We couldn’t find any instructions to determine who should go first, but we
somehow quickly decided that Johnny would take the beginning turn. He rolled a yellow on the d6. Because the Suspend‘s yellow metal pieces are bent unevenly, it offered Johnny an extra challenge of finding a good position on the tower. He delicately placed the yellow piece at the top tower joint, where it swayed gently, nearly falling. Moving clockwise— I rolled next, contributing my evenly bent blue piece so that it stabilized the swinging, yellow piece. Alan rolled last, and placed his black metal piece at the middle hanging point.
We survived one round!
The game sheet offers players tricky ways to hang pieces in order to “amaze your friends,” such as The Brink, The Shoulder Rub, The Hitch, and The Wedge, but we weren’t quite prepared for that level of expert play.
Each turn brought nervous laughter from each of the players. The unpredictable structure grew in size and we were never sure if the structure would hold during our roll.
At one point, we all tried some kind of daring move. For instance, I fed my metal piece through two other pieces and relied on their weight to hold up the entire precarious situation (…akin to the stability of the whole Goa’uld/Asgard Protected Planets Armistice), hoping that it would collapse on the next player because of the shift in weight from that extra piece.
In the end, Johnny won. I almost won, but I regained three pieces when a move I tried did not succeed: I was ahead for most of the game, but that overconfidence likely contributed to some poor decisions on my part, and both Johnny and Alan had caught on to the basic methods of hanging the pieces, so either one of them could have won in the end, really, if not for that major collapse after the midway point, which left a mound of pieces in Alan’s corner.
Though much of the outcome in Suspend is skill-based in terms of physics-based gameplay, some factors may possibly be unaccounted for— wind, un-sturdy table setup, pets, or even mood.
While we used our skills and knowledge to play this game, we also relied on a bit of good ol’ luck.
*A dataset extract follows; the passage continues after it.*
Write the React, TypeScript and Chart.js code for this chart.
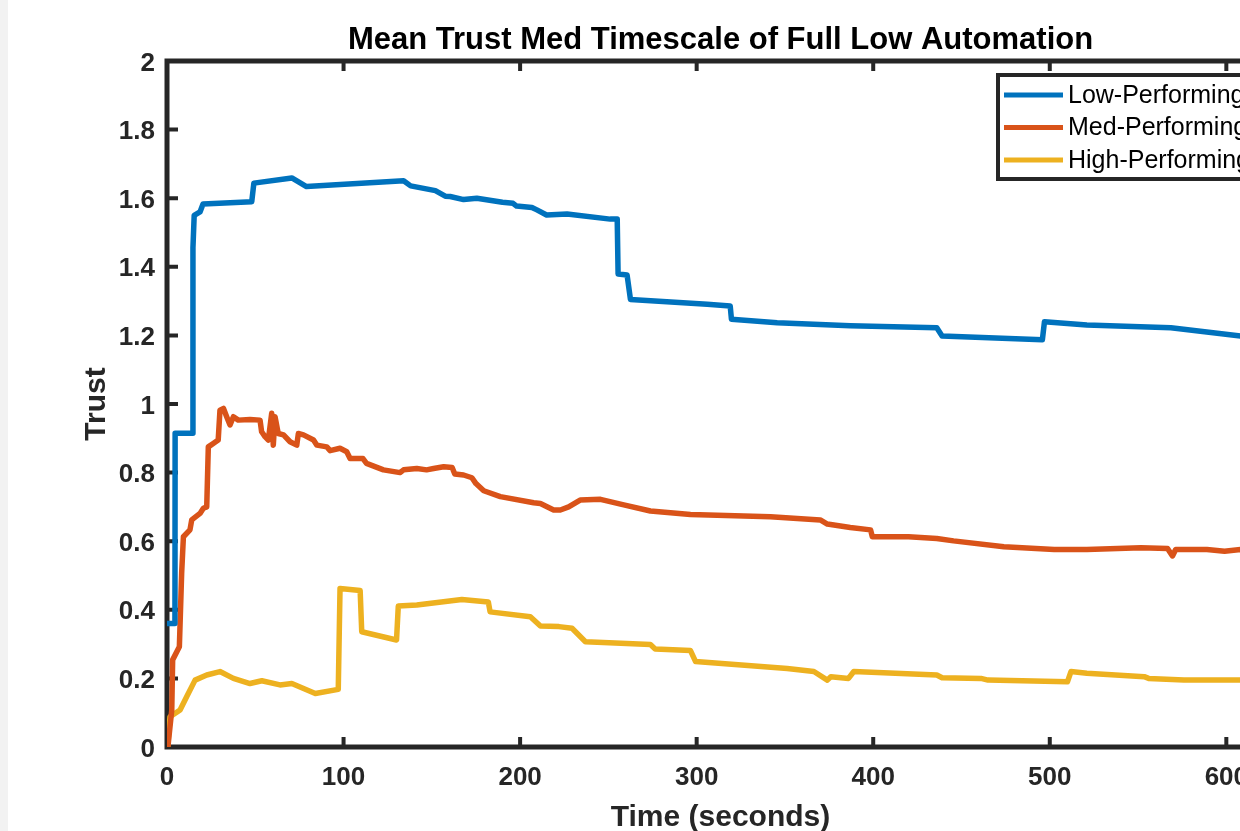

I plan to play this game for many years to come, as the instructions are easily accessible (read: uncomplicated), offering a range of options that vary in challenge and time length. The tube is compact (approximately a foot tall and six inches in diameter), and I am able to carry the small container in my standard-sized backpack. The rules are bendable— unlike the sturdy pieces— in order to suit the needs of the group, and we also were happy that we weren’t constantly referencing the rulebook. Who knew this simple holiday gift would offer an opportunity for creative, unpredictable, and dynamic entertainment everlasting?